Cependant, les choses ont commencé à changer il y a environ dix ans.
« La mondialisation a rendu tout générique et homogène. Au tournant du siècle, les gens ont commencé à désirer quelque chose de différent, » indique Kayhan. « Dans la société turque, cela signifiait raviver les aspects de la culture traditionnelle qui rendaient la région unique. »
Dans de nombreux cas, ce sont les hôtels de luxe qui ont commencé à intégrer des espaces hammams modernes dans leurs propriétés en premier.
« Les hôtels internationaux choisissaient des aspects de la culture turque qui plairaient à leurs visiteurs, » explique Kayhan. « D’une certaine manière, cela signifie que les hammams sont fetishisés par l’industrie touristique, mais cela a aidé à populariser à nouveau le rituel du hammam. »
Une pléthore de hammams historiques a également rouvert ses portes ces 12 dernières années à Istanbul. Le Zeyrek Cinili, le hammam Kilic Ali Pasa et le hammam Cukurcuma ont tous subi d’importants projets de restauration.
La réouverture la plus notable fut celle du hammam Zeyrek Cinili. « Les gens viennent ici non seulement pour se purifier, mais aussi pour ressentir un lien avec une tradition ancienne, » dit Anlam De Coster, le directeur artistique du Zeyrek Cinili. « Les locaux et les touristes sont fascinés par l’histoire et la culture de ce rituel. »
La restauration du Zeyrek Cinili s’inscrit dans cette dynamique, avec un musée sur place consacré à l’histoire de la culture du hammam. Une exposition présente des chaussures traditionnelles ornées de perles et des artefacts découverts lors des fouilles.

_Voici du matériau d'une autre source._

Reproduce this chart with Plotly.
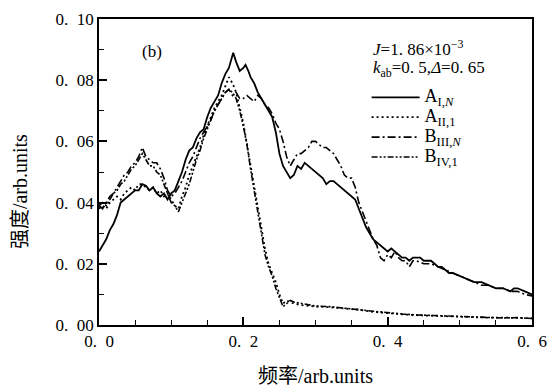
import plotly.graph_objects as go

# ---------------- data ----------------
x_AI = [0.000, 0.005, 0.010, 0.015, 0.020, 0.025, 0.030, 0.035, 0.040, 0.045, 0.050, 0.055, 0.060, 0.065,
        0.070, 0.075, 0.080, 0.085, 0.090, 0.095, 0.100, 0.105, 0.110, 0.115, 0.120, 0.125, 0.130, 0.135,
        0.140, 0.145, 0.150, 0.155, 0.160, 0.165, 0.170, 0.175, 0.180, 0.183, 0.186, 0.190, 0.195, 0.200,
        0.203, 0.207, 0.210, 0.215, 0.220, 0.225, 0.230, 0.235, 0.240, 0.245, 0.250, 0.255, 0.260, 0.265,
        0.270, 0.275, 0.280, 0.285, 0.290, 0.295, 0.300, 0.305, 0.310, 0.315, 0.320, 0.325, 0.330, 0.335,
        0.340, 0.345, 0.350, 0.355, 0.360, 0.365, 0.370, 0.375, 0.380, 0.385, 0.390, 0.395, 0.400, 0.405,
        0.410, 0.415, 0.420, 0.425, 0.430, 0.435, 0.440, 0.445, 0.450, 0.455, 0.460, 0.465, 0.470, 0.475,
        0.480, 0.485, 0.490, 0.500, 0.510, 0.520, 0.530, 0.540, 0.550, 0.560, 0.570, 0.575, 0.580, 0.590,
        0.600]
y_AI = [0.024, 0.026, 0.028, 0.031, 0.033, 0.036, 0.040, 0.041, 0.042, 0.043, 0.044, 0.044, 0.046, 0.0455,
        0.044, 0.045, 0.043, 0.042, 0.043, 0.041, 0.043, 0.044, 0.047, 0.050, 0.054, 0.057, 0.058, 0.061,
        0.063, 0.064, 0.068, 0.071, 0.073, 0.075, 0.079, 0.082, 0.084, 0.087, 0.089, 0.086, 0.083, 0.084,
        0.085, 0.083, 0.081, 0.079, 0.076, 0.074, 0.072, 0.070, 0.068, 0.063, 0.056, 0.052, 0.050, 0.048,
        0.049, 0.052, 0.051, 0.053, 0.052, 0.051, 0.050, 0.049, 0.048, 0.046, 0.047, 0.047, 0.046, 0.045,
        0.044, 0.043, 0.042, 0.041, 0.038, 0.035, 0.032, 0.030, 0.028, 0.027, 0.026, 0.025, 0.024, 0.025,
        0.024, 0.023, 0.022, 0.022, 0.021, 0.022, 0.022, 0.022, 0.021, 0.021, 0.021, 0.020, 0.019, 0.019,
        0.018, 0.017, 0.017, 0.016, 0.015, 0.014, 0.014, 0.013, 0.012, 0.012, 0.011, 0.012, 0.012, 0.011,
        0.010]

x_AII = [0.000, 0.005, 0.010, 0.015, 0.020, 0.025, 0.030, 0.035, 0.040, 0.045, 0.050, 0.055, 0.060, 0.065,
         0.070, 0.075, 0.080, 0.085, 0.090, 0.095, 0.100, 0.105, 0.110, 0.115, 0.120, 0.125, 0.130, 0.135,
         0.140, 0.145, 0.150, 0.155, 0.160, 0.165, 0.170, 0.175, 0.180, 0.185, 0.190, 0.195, 0.200, 0.205,
         0.210, 0.215, 0.220, 0.225, 0.230, 0.235, 0.240, 0.245, 0.250, 0.255, 0.260, 0.270, 0.280, 0.300,
         0.320, 0.340, 0.360, 0.380, 0.400, 0.420, 0.440, 0.460, 0.480, 0.500, 0.520, 0.540, 0.560, 0.580,
         0.600]
y_AII = [0.038, 0.039, 0.038, 0.040, 0.041, 0.042, 0.041, 0.043, 0.044, 0.045, 0.044, 0.046, 0.046, 0.045,
         0.044, 0.045, 0.043, 0.044, 0.042, 0.043, 0.041, 0.039, 0.038, 0.042, 0.045, 0.049, 0.052, 0.055,
         0.058, 0.062, 0.065, 0.068, 0.071, 0.073, 0.075, 0.078, 0.081, 0.079, 0.076, 0.071, 0.066, 0.059,
         0.052, 0.045, 0.039, 0.032, 0.025, 0.020, 0.017, 0.014, 0.010, 0.007, 0.008, 0.007, 0.0065, 0.006,
         0.0058, 0.0055, 0.005, 0.0043, 0.0038, 0.0035, 0.0032, 0.0030, 0.0028, 0.0027, 0.0025, 0.0024, 0.0024, 0.0023,
         0.0022]

x_BIII = [0.000, 0.005, 0.010, 0.015, 0.020, 0.025, 0.030, 0.035, 0.040, 0.045, 0.050, 0.055, 0.060, 0.065,
          0.070, 0.075, 0.080, 0.085, 0.090, 0.095, 0.100, 0.105, 0.110, 0.115, 0.120, 0.125, 0.130, 0.135,
          0.140, 0.145, 0.150, 0.155, 0.160, 0.165, 0.170, 0.175, 0.180, 0.185, 0.190, 0.195, 0.200, 0.205,
          0.210, 0.215, 0.220, 0.225, 0.230, 0.235, 0.240, 0.245, 0.250, 0.255, 0.260, 0.265, 0.270, 0.275,
          0.280, 0.285, 0.290, 0.295, 0.300, 0.305, 0.310, 0.315, 0.320, 0.325, 0.330, 0.335, 0.340, 0.345,
          0.350, 0.355, 0.360, 0.365, 0.370, 0.375, 0.380, 0.385, 0.390, 0.395, 0.400, 0.405, 0.410, 0.415,
          0.420, 0.425, 0.430, 0.435, 0.440, 0.450, 0.460, 0.470, 0.480, 0.490, 0.500, 0.510, 0.520, 0.530,
          0.540, 0.550, 0.560, 0.570, 0.580, 0.590, 0.600]
y_BIII = [0.039, 0.038, 0.040, 0.042, 0.043, 0.045, 0.047, 0.049, 0.050, 0.052, 0.053, 0.055, 0.058, 0.055,
          0.054, 0.053, 0.053, 0.051, 0.048, 0.044, 0.042, 0.043, 0.045, 0.047, 0.050, 0.053, 0.055, 0.058,
          0.061, 0.063, 0.065, 0.067, 0.070, 0.072, 0.074, 0.076, 0.077, 0.075, 0.076, 0.074, 0.074, 0.075,
          0.074, 0.073, 0.075, 0.074, 0.072, 0.071, 0.069, 0.066, 0.064, 0.060, 0.055, 0.052, 0.054, 0.056,
          0.056, 0.057, 0.058, 0.060, 0.060, 0.059, 0.058, 0.058, 0.057, 0.056, 0.054, 0.052, 0.049, 0.048,
          0.048, 0.045, 0.040, 0.037, 0.034, 0.031, 0.028, 0.026, 0.022, 0.021, 0.023, 0.022, 0.024, 0.022,
          0.021, 0.021, 0.019, 0.021, 0.021, 0.020, 0.020, 0.019, 0.018, 0.017, 0.016, 0.015, 0.014, 0.013,
          0.013, 0.012, 0.012, 0.011, 0.011, 0.010, 0.0095]

x_BIV = [0.000, 0.005, 0.010, 0.015, 0.020, 0.025, 0.030, 0.035, 0.040, 0.045, 0.050, 0.055, 0.060, 0.065,
         0.070, 0.075, 0.080, 0.085, 0.090, 0.095, 0.100, 0.105, 0.110, 0.115, 0.120, 0.125, 0.130, 0.135,
         0.140, 0.145, 0.150, 0.155, 0.160, 0.165, 0.170, 0.175, 0.180, 0.185, 0.190, 0.195, 0.200, 0.205,
         0.210, 0.215, 0.220, 0.225, 0.230, 0.235, 0.240, 0.245, 0.250, 0.255, 0.260, 0.265, 0.270, 0.280,
         0.300, 0.320, 0.340, 0.360, 0.380, 0.400, 0.420, 0.440, 0.460, 0.480, 0.500, 0.520, 0.540, 0.560,
         0.580, 0.600]
y_BIV = [0.039, 0.040, 0.039, 0.041, 0.043, 0.044, 0.046, 0.047, 0.049, 0.051, 0.052, 0.054, 0.056, 0.054,
         0.052, 0.052, 0.050, 0.049, 0.046, 0.043, 0.040, 0.039, 0.037, 0.040, 0.043, 0.046, 0.050, 0.054,
         0.057, 0.061, 0.064, 0.067, 0.070, 0.072, 0.074, 0.076, 0.077, 0.076, 0.074, 0.070, 0.065, 0.059,
         0.051, 0.044, 0.037, 0.030, 0.023, 0.019, 0.016, 0.012, 0.009, 0.006, 0.007, 0.008, 0.0075, 0.007,
         0.0062, 0.0060, 0.0056, 0.0050, 0.0045, 0.0040, 0.0036, 0.0033, 0.0031, 0.0029, 0.0027, 0.0026, 0.0025, 0.0023,
         0.0024, 0.0021]

series_names = ["A<sub>I,<i>N</i></sub>", "A<sub>II,1</sub>", "B<sub>III,<i>N</i></sub>", "B<sub>IV,1</sub>"]

SP = "\u2002"  # wide gap after the decimal point, as in the original typesetting
x_tick_vals = [0.0, 0.2, 0.4, 0.6]
x_tick_text = ["0." + SP + "0", "0." + SP + "2", "0." + SP + "4", "0." + SP + "6"]
y_tick_vals = [0.00, 0.02, 0.04, 0.06, 0.08, 0.10]
y_tick_text = ["0." + SP + "00", "0." + SP + "02", "0." + SP + "04", "0." + SP + "06", "0." + SP + "08", "0." + SP + "10"]

x_title = "频率/arb.units"
y_title = "强度/arb.units"
note_J = "<i>J</i>=1. 86×10<sup>−3</sup>"
note_k = "<i>k</i><sub>ab</sub>=0. 5,<i>Δ</i>=0. 65"
panel_label = "(b)"

# ---------------- figure ----------------
FONT = "Liberation Serif, Noto Sans CJK SC, serif"
fig = go.Figure()
styles = [
    dict(dash="solid", width=1.8),
    dict(dash="2px,3px", width=1.8),
    dict(dash="8px,3px,2px,3px", width=1.6),
    dict(dash="6px,2px,2px,2px,2px,2px", width=1.6),
]
data = [(x_AI, y_AI), (x_AII, y_AII), (x_BIII, y_BIII), (x_BIV, y_BIV)]
for (xs, ys), name, st in zip(data, series_names, styles):
    fig.add_trace(go.Scatter(x=xs, y=ys, mode="lines",
                             name='<span style="font-size:18px">' + name + '</span>',
                             line=dict(color="black", width=st["width"], dash=st["dash"])))

axis_common = dict(showline=True, linecolor="black", linewidth=1.5, mirror=True,
                   ticks="inside", ticklen=8, tickwidth=1.5, tickcolor="black",
                   showgrid=False, zeroline=False,
                   tickfont=dict(family=FONT, size=17, color="black"))
fig.update_xaxes(range=[0, 0.6], tickvals=x_tick_vals, ticktext=x_tick_text,
                 minor=dict(ticks="inside", ticklen=5, tickwidth=1.3, dtick=0.05, tickcolor="black", showgrid=False),
                 title=dict(text=x_title, font=dict(family=FONT, size=20, color="black"), standoff=19),
                 **axis_common)
fig.update_yaxes(range=[0, 0.1], tickvals=y_tick_vals, ticktext=y_tick_text,
                 minor=dict(ticks="inside", ticklen=5, tickwidth=1.3, dtick=0.01, tickcolor="black", showgrid=False),
                 **axis_common)

# y-axis title placed as rotated text (it sits below the axis centre in the original)
fig.add_annotation(text=y_title, xref="paper", yref="paper", x=-0.182, y=0.435,
                   textangle=-90, showarrow=False, xanchor="center", yanchor="middle",
                   font=dict(family=FONT, size=20, color="black"))
fig.add_annotation(text=panel_label, xref="paper", yref="paper", x=0.095, y=0.895,
                   showarrow=False, xanchor="left", yanchor="middle",
                   font=dict(family=FONT, size=17, color="black"))
fig.add_annotation(text=note_J, xref="paper", yref="paper",
                   x=0.628, y=0.905, showarrow=False, xanchor="left", yanchor="middle",
                   font=dict(family=FONT, size=17, color="black"))
fig.add_annotation(text=note_k, xref="paper", yref="paper",
                   x=0.628, y=0.835, showarrow=False, xanchor="left", yanchor="middle",
                   font=dict(family=FONT, size=17, color="black"))

fig.update_layout(
    width=555, height=392,
    margin=dict(l=99, r=23, t=19, b=67, autoexpand=False),
    paper_bgcolor="white", plot_bgcolor="white",
    showlegend=True,
    legend=dict(x=0.618, y=0.793, xanchor="left", yanchor="top",
                bgcolor="rgba(0,0,0,0)", borderwidth=0,
                font=dict(family=FONT, size=13, color="black"),
                tracegroupgap=0, itemwidth=48),
    font=dict(family=FONT, color="black"),
)

fig.write_html("out.html", config={"displayModeBar": False},
               post_script="document.body.style.margin='0';")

Le programme culturel de De Coster invite également des artistes à produire des œuvres pour l’espace, y compris une structure en marbre abstraite de l’artiste turque Elif Uras ; des unités de massage sculpturales spécifiques au site par l’artiste basé à Athènes Theodore Psychoyos ; une bande sonore intitulée Rhythms of Water, composée par le musicien turc Mercan Dede ; et une collection de vêtements sur mesure pour les visiteurs et le personnel créée par le célèbre designer Hussein Chalayan.
« La popularité de notre hammam et le nombre de créateurs désireux de répondre à cet espace montrent que les maisons de bains sont toujours pertinentes aujourd’hui et assument désormais un nouveau rôle à Istanbul, » me confie De Coster.
« Les gens s’engagent avec ce rituel historique d’une manière réinventée – qui s’intègre également dans la vie moderne. »
À l’intérieur du musée du hammam Zeyrek Cinili.